Recent Gartner report shows demand for public cloud computing services rising


Whether or not it’s Windows Azure, Amazon EC2, or something like Google’s AppEngine we’re talking about, one thing is certain – public cloud services are highly sought-after right now. Of course the next question is, why not? After all, there are some very specific and extremely sophisticated things that a dedicated public cloud can achieve through its infrastructure and applications.

Likewise, the ongoing list of capabilities is increasing exponentially all the time. Newer forms of hybrid services are also springing up left and right; most of them end up being deployed on public clouds as well. All incoming data seems to indicate that the world is poised for continued growth and expansion in virtually all public cloud areas and arenas.

From a Gartner press release dated September 18th, 2012:  

“The public cloud services market is forecast to grow 19.6 percent in 2012 to total $109 billion worldwide.”  

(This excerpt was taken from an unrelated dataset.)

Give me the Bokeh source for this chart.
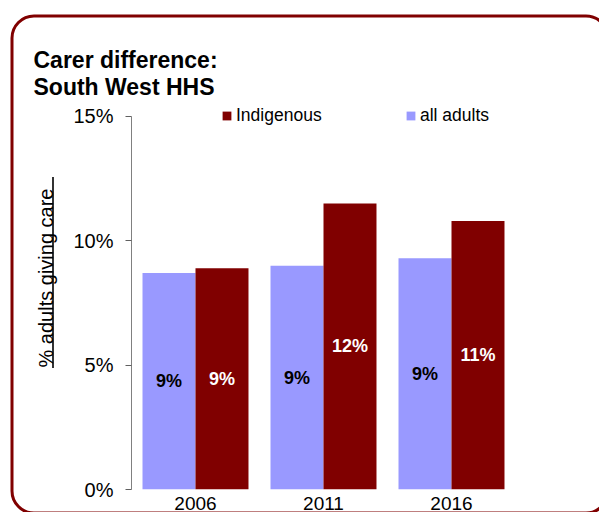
import urllib.parse
from bokeh.plotting import figure
from bokeh.models import (ColumnDataSource, FactorRange, Range1d, FixedTicker,
                          PrintfTickFormatter, Label, Legend, LegendItem, Title)
from bokeh.transform import dodge
from bokeh.core.properties import value
from bokeh.embed import file_html
from bokeh.resources import INLINE

# ---- data ----
years = ["2006", "2011", "2016"]
all_adults = [8.7, 9.0, 9.3]
indigenous = [8.9, 11.5, 10.8]
y_ticks = [0, 5, 10, 15]
title_lines = ["Carer difference:", "South West HHS"]
series_names = ["Indigenous", "all adults"]
y_axis_title = "% adults giving care"

FONT = "Liberation Sans"
RED = "#800000"
BLUE = "#9999FF"

src = ColumnDataSource(dict(
    year=years,
    all=all_adults,
    ind=indigenous,
    all_mid=[v / 2 for v in all_adults],
    ind_mid=[v / 2 for v in indigenous],
    all_lbl=[f"{int(v + 0.5)}%" for v in all_adults],
    ind_lbl=[f"{int(v + 0.5)}%" for v in indigenous],
))

# decorative rounded frame + underline of the axis title (page background)
deco = ("<svg xmlns='http://www.w3.org/2000/svg' width='599' height='512'>"
        "<rect x='12' y='16' width='596' height='497' rx='22' ry='22' fill='none' "
        "stroke='#800000' stroke-width='3'/>"
        "<line x1='53' y1='177' x2='53' y2='368' stroke='black' stroke-width='1.6'/>"
        "</svg>")
deco_url = "data:image/svg+xml," + urllib.parse.quote(deco)

p = figure(width=599, height=512,
           x_range=FactorRange(factors=years, range_padding=0),
           y_range=Range1d(0, 15.64),
           output_backend="svg", toolbar_location=None,
           min_border_left=131, min_border_right=84,
           min_border_top=100, min_border_bottom=23)
p.styles = {"background-image": f'url("{deco_url}")',
            "background-repeat": "no-repeat",
            "background-position": "0 0",
            "background-color": "white"}
p.outline_line_color = None
p.background_fill_color = "white"
p.border_fill_alpha = 0
p.xgrid.visible = False
p.ygrid.visible = False

OFF = 0.207
W = 0.414
r_all = p.vbar(x=dodge("year", -OFF, range=p.x_range), top="all", width=W,
               source=src, fill_color=BLUE, line_color=None)
r_ind = p.vbar(x=dodge("year", OFF, range=p.x_range), top="ind", width=W,
               source=src, fill_color=RED, line_color=None)

p.text(x=dodge("year", -OFF, range=p.x_range), y="all_mid", text="all_lbl", source=src,
       text_font=value(FONT), text_font_size="18px", text_font_style="bold",
       text_color="black", text_align="center", text_baseline="middle")
p.text(x=dodge("year", OFF, range=p.x_range), y="ind_mid", text="ind_lbl", source=src,
       text_font=value(FONT), text_font_size="18px", text_font_style="bold",
       text_color="white", text_align="center", text_baseline="middle")

# y axis
ya = p.yaxis[0]
ya.bounds = (0, 15)
ya.ticker = FixedTicker(ticks=y_ticks)
ya.formatter = PrintfTickFormatter(format="%d%%")
ya.minor_tick_line_color = None
ya.major_tick_in = 0
ya.major_tick_out = 6
ya.axis_line_color = "#808080"
ya.major_tick_line_color = "#606060"
ya.major_label_standoff = 12
ya.major_label_text_font = FONT
ya.major_label_text_font_size = "20px"
ya.major_label_text_color = "black"

# x axis
xa = p.xaxis[0]
xa.axis_line_color = None
xa.major_tick_line_color = None
xa.minor_tick_line_color = None
xa.major_label_standoff = 1
xa.major_label_text_font = FONT
xa.major_label_text_font_size = "19px"
xa.major_label_text_color = "black"

# legend (inside the frame, near its top)
legend = Legend(items=[LegendItem(label=series_names[0], renderers=[r_ind]),
                       LegendItem(label=series_names[1], renderers=[r_all])],
                orientation="horizontal", location=(90, 363),
                glyph_width=11, glyph_height=11, label_standoff=4, label_width=169,
                label_height=17, spacing=0, padding=0, margin=0,
                border_line_color=None, background_fill_alpha=0,
                label_text_font=FONT, label_text_font_size="17.5px",
                label_text_color="black")
p.add_layout(legend, "center")

# chart title (two bold lines) in the top panel
p.add_layout(Label(x=33, y=59, x_units="canvas", y_units="canvas", text=title_lines[0],
                   text_font=FONT, text_font_size="23px", text_font_style="bold",
                   text_baseline="alphabetic", text_color="black"), "above")
p.add_layout(Label(x=33, y=86, x_units="canvas", y_units="canvas", text=title_lines[1],
                   text_font=FONT, text_font_size="23px", text_font_style="bold",
                   text_baseline="alphabetic", text_color="black"), "above")

# y axis title
p.add_layout(Title(text=y_axis_title, align="left", offset=122, standoff=27,
                   text_font=FONT, text_font_size="20px", text_font_style="normal",
                   text_color="black"), "left")

open("out.html", "w").write(file_html(p, INLINE))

The thing about public clouds is that they have an almost limitless number of potential uses for both businesses as well as individuals. In other words, on the same public cloud you might have a fairly large corporation along with an individual who runs their own business through various cloud services. Also, there’s been a great push in recent years to explore the addition and deployment of specific services aimed at entertainment, for example.

What’s interesting about this is the fact that you might have people paying for a specific type of media delivery system (think Netflix) and the company that’s delivering the service is working through a public cloud which is essentially helping them to leverage their concept. Basically, the old model where a company is more-or-less completely “self-contained” is falling by the wayside when it comes to computing, networking, web services and application delivery. Now it’s considered normal, even preferable, for companies to lean on 3rd party (cloud computing) providers who are acting as technical intermediaries between the actual business and the consumer.

In terms of specific segments of the public cloud market, IaaS is being hailed as a clear leader and is currently experiencing rapid growth. Why is IaaS doing so well?
IaaS (Infrastructure-as-a-Service) is by all accounts, clearly a type of public cloud computing model which offers businesses the greatest range of choices and control.

If you have IT employees that are actually certified in IaaS and truly understand how to use it, you’ll quickly discover that you’re not really losing anything at all by switching over to a cloud computing system at all. In fact, you’re going to gain the capabilities inherent to the system itself while at the same time drastically cutting costs down to insignificant levels. Most of the potential savings will come in the form of monies not spent on hardware, software or extensive energy consumption, but there’s also something to be said for the ability of IaaS (and cloud computing) to allow for near instantaneous implementation of new apps and services.

From the same Gartner release noted earlier:

“…infrastructure as a service (IaaS) is the fastest-growing segment of the public cloud services market and is expected to grow 45.4 percent in 2012.”

There is actually hard data out there which perfectly illustrates the viability and growing popularity of public cloud services; the question is, just how far is adoption going to go? In other words, are we actually going to see traditional infrastructure replaced entirely by cloud computing? Will most organizations and businesses opt to continue pushing everything they have (and perhaps do) into the cloud? The answer for both of those questions apparently seems to be a resounding, yes.

A good comparison between the older grid networking / computing model and the cloud would be (from a corporate standpoint) delivering one’s own mail vs. using the post office or a delivery service. In this example, the post office/delivery service would represent cloud computing and hiring your own couriers and buying your own transportation would be akin to the older method of establishing IT services. Clearly, it’s cheaper to simply pay an upfront fee which completely covers the cost of delivery of various sized packages, right? Having to deal with the costs associated with fuel, labor and perhaps time lost in performing your own deliveries will be much more substantial than if you simply relied on an established service.  

The aforementioned example perfectly demonstrates why public cloud computing has taken off; basically, it’s cost-effective, already in place and much more sensible for companies to rely on in the long run from a technical standpoint. When you combine all of these perks with the control of IaaS, the question becomes, why haven’t more businesses adopted cloud computing?